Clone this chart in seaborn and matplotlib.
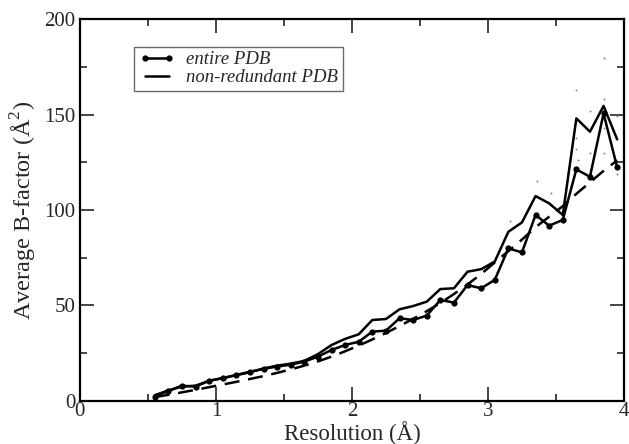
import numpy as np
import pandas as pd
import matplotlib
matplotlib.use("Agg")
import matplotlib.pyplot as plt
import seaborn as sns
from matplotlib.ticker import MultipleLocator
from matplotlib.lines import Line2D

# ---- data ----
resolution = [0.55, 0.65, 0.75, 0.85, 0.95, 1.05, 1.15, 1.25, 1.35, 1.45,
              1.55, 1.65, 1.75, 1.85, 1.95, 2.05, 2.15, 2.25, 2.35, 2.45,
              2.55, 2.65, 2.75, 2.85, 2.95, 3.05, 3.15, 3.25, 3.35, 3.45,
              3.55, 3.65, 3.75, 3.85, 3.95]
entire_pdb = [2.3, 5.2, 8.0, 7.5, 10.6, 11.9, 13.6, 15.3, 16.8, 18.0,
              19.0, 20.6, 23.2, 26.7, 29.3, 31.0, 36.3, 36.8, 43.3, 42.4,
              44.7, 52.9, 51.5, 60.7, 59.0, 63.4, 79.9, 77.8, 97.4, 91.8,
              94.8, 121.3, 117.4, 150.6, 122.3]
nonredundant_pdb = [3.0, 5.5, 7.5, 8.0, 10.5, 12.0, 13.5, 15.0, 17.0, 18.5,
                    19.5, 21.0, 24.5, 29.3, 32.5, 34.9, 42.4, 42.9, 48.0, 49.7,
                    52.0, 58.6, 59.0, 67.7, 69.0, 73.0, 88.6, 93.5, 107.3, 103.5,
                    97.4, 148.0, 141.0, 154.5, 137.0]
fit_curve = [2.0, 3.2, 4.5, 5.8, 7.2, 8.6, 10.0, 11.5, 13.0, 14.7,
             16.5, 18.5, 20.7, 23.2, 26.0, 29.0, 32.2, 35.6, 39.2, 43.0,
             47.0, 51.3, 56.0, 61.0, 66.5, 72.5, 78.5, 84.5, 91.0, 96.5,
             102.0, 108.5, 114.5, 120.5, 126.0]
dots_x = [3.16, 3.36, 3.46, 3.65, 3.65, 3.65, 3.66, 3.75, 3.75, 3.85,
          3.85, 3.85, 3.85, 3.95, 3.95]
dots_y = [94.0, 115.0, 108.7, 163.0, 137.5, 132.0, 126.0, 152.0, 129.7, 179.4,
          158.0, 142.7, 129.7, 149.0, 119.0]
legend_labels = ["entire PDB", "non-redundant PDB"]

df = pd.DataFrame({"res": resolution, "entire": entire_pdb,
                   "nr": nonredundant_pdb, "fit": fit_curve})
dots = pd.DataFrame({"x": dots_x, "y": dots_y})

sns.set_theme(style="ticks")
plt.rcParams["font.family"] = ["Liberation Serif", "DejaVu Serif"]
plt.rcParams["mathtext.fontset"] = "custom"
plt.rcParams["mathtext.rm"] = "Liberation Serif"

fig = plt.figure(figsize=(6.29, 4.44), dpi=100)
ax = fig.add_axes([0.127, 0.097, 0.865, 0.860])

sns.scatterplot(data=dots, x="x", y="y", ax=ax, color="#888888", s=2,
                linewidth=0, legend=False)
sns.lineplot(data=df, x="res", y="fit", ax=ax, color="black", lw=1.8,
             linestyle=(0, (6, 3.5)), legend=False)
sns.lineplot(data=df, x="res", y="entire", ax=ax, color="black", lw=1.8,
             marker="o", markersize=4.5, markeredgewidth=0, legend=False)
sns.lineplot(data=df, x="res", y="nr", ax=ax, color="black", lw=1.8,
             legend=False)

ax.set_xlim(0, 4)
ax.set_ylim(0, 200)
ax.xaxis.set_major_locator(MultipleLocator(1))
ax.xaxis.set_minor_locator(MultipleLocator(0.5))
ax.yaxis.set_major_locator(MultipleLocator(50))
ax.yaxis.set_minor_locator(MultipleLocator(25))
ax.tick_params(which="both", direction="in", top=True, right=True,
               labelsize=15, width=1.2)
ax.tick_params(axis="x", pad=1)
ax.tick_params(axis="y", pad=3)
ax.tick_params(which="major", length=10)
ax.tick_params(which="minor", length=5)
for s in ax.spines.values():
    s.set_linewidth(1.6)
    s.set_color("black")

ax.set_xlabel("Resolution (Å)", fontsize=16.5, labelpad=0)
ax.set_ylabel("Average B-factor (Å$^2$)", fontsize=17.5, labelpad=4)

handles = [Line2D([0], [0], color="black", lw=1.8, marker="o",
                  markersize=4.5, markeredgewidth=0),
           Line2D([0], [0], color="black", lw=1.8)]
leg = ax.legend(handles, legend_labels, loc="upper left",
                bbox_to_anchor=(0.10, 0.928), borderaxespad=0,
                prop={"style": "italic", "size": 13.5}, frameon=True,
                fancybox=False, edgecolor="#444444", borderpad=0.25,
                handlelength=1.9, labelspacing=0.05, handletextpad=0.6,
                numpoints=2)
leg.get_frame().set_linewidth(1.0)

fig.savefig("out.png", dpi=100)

——————————

What to work on: Only lines belong in the copy: transcribe those from the start of the data through the line that contains "ax = fig.add_axes([0.127, 0.097, 0.865, 0.860])", and skip the pictures.

Finished task:
Clone this chart in seaborn and matplotlib.
import numpy as np
import pandas as pd
import matplotlib
matplotlib.use("Agg")
import matplotlib.pyplot as plt
import seaborn as sns
from matplotlib.ticker import MultipleLocator
from matplotlib.lines import Line2D

# ---- data ----
resolution = [0.55, 0.65, 0.75, 0.85, 0.95, 1.05, 1.15, 1.25, 1.35, 1.45,
              1.55, 1.65, 1.75, 1.85, 1.95, 2.05, 2.15, 2.25, 2.35, 2.45,
              2.55, 2.65, 2.75, 2.85, 2.95, 3.05, 3.15, 3.25, 3.35, 3.45,
              3.55, 3.65, 3.75, 3.85, 3.95]
entire_pdb = [2.3, 5.2, 8.0, 7.5, 10.6, 11.9, 13.6, 15.3, 16.8, 18.0,
              19.0, 20.6, 23.2, 26.7, 29.3, 31.0, 36.3, 36.8, 43.3, 42.4,
              44.7, 52.9, 51.5, 60.7, 59.0, 63.4, 79.9, 77.8, 97.4, 91.8,
              94.8, 121.3, 117.4, 150.6, 122.3]
nonredundant_pdb = [3.0, 5.5, 7.5, 8.0, 10.5, 12.0, 13.5, 15.0, 17.0, 18.5,
                    19.5, 21.0, 24.5, 29.3, 32.5, 34.9, 42.4, 42.9, 48.0, 49.7,
                    52.0, 58.6, 59.0, 67.7, 69.0, 73.0, 88.6, 93.5, 107.3, 103.5,
                    97.4, 148.0, 141.0, 154.5, 137.0]
fit_curve = [2.0, 3.2, 4.5, 5.8, 7.2, 8.6, 10.0, 11.5, 13.0, 14.7,
             16.5, 18.5, 20.7, 23.2, 26.0, 29.0, 32.2, 35.6, 39.2, 43.0,
             47.0, 51.3, 56.0, 61.0, 66.5, 72.5, 78.5, 84.5, 91.0, 96.5,
             102.0, 108.5, 114.5, 120.5, 126.0]
dots_x = [3.16, 3.36, 3.46, 3.65, 3.65, 3.65, 3.66, 3.75, 3.75, 3.85,
          3.85, 3.85, 3.85, 3.95, 3.95]
dots_y = [94.0, 115.0, 108.7, 163.0, 137.5, 132.0, 126.0, 152.0, 129.7, 179.4,
          158.0, 142.7, 129.7, 149.0, 119.0]
legend_labels = ["entire PDB", "non-redundant PDB"]

df = pd.DataFrame({"res": resolution, "entire": entire_pdb,
                   "nr": nonredundant_pdb, "fit": fit_curve})
dots = pd.DataFrame({"x": dots_x, "y": dots_y})

sns.set_theme(style="ticks")
plt.rcParams["font.family"] = ["Liberation Serif", "DejaVu Serif"]
plt.rcParams["mathtext.fontset"] = "custom"
plt.rcParams["mathtext.rm"] = "Liberation Serif"

fig = plt.figure(figsize=(6.29, 4.44), dpi=100)
ax = fig.add_axes([0.127, 0.097, 0.865, 0.860])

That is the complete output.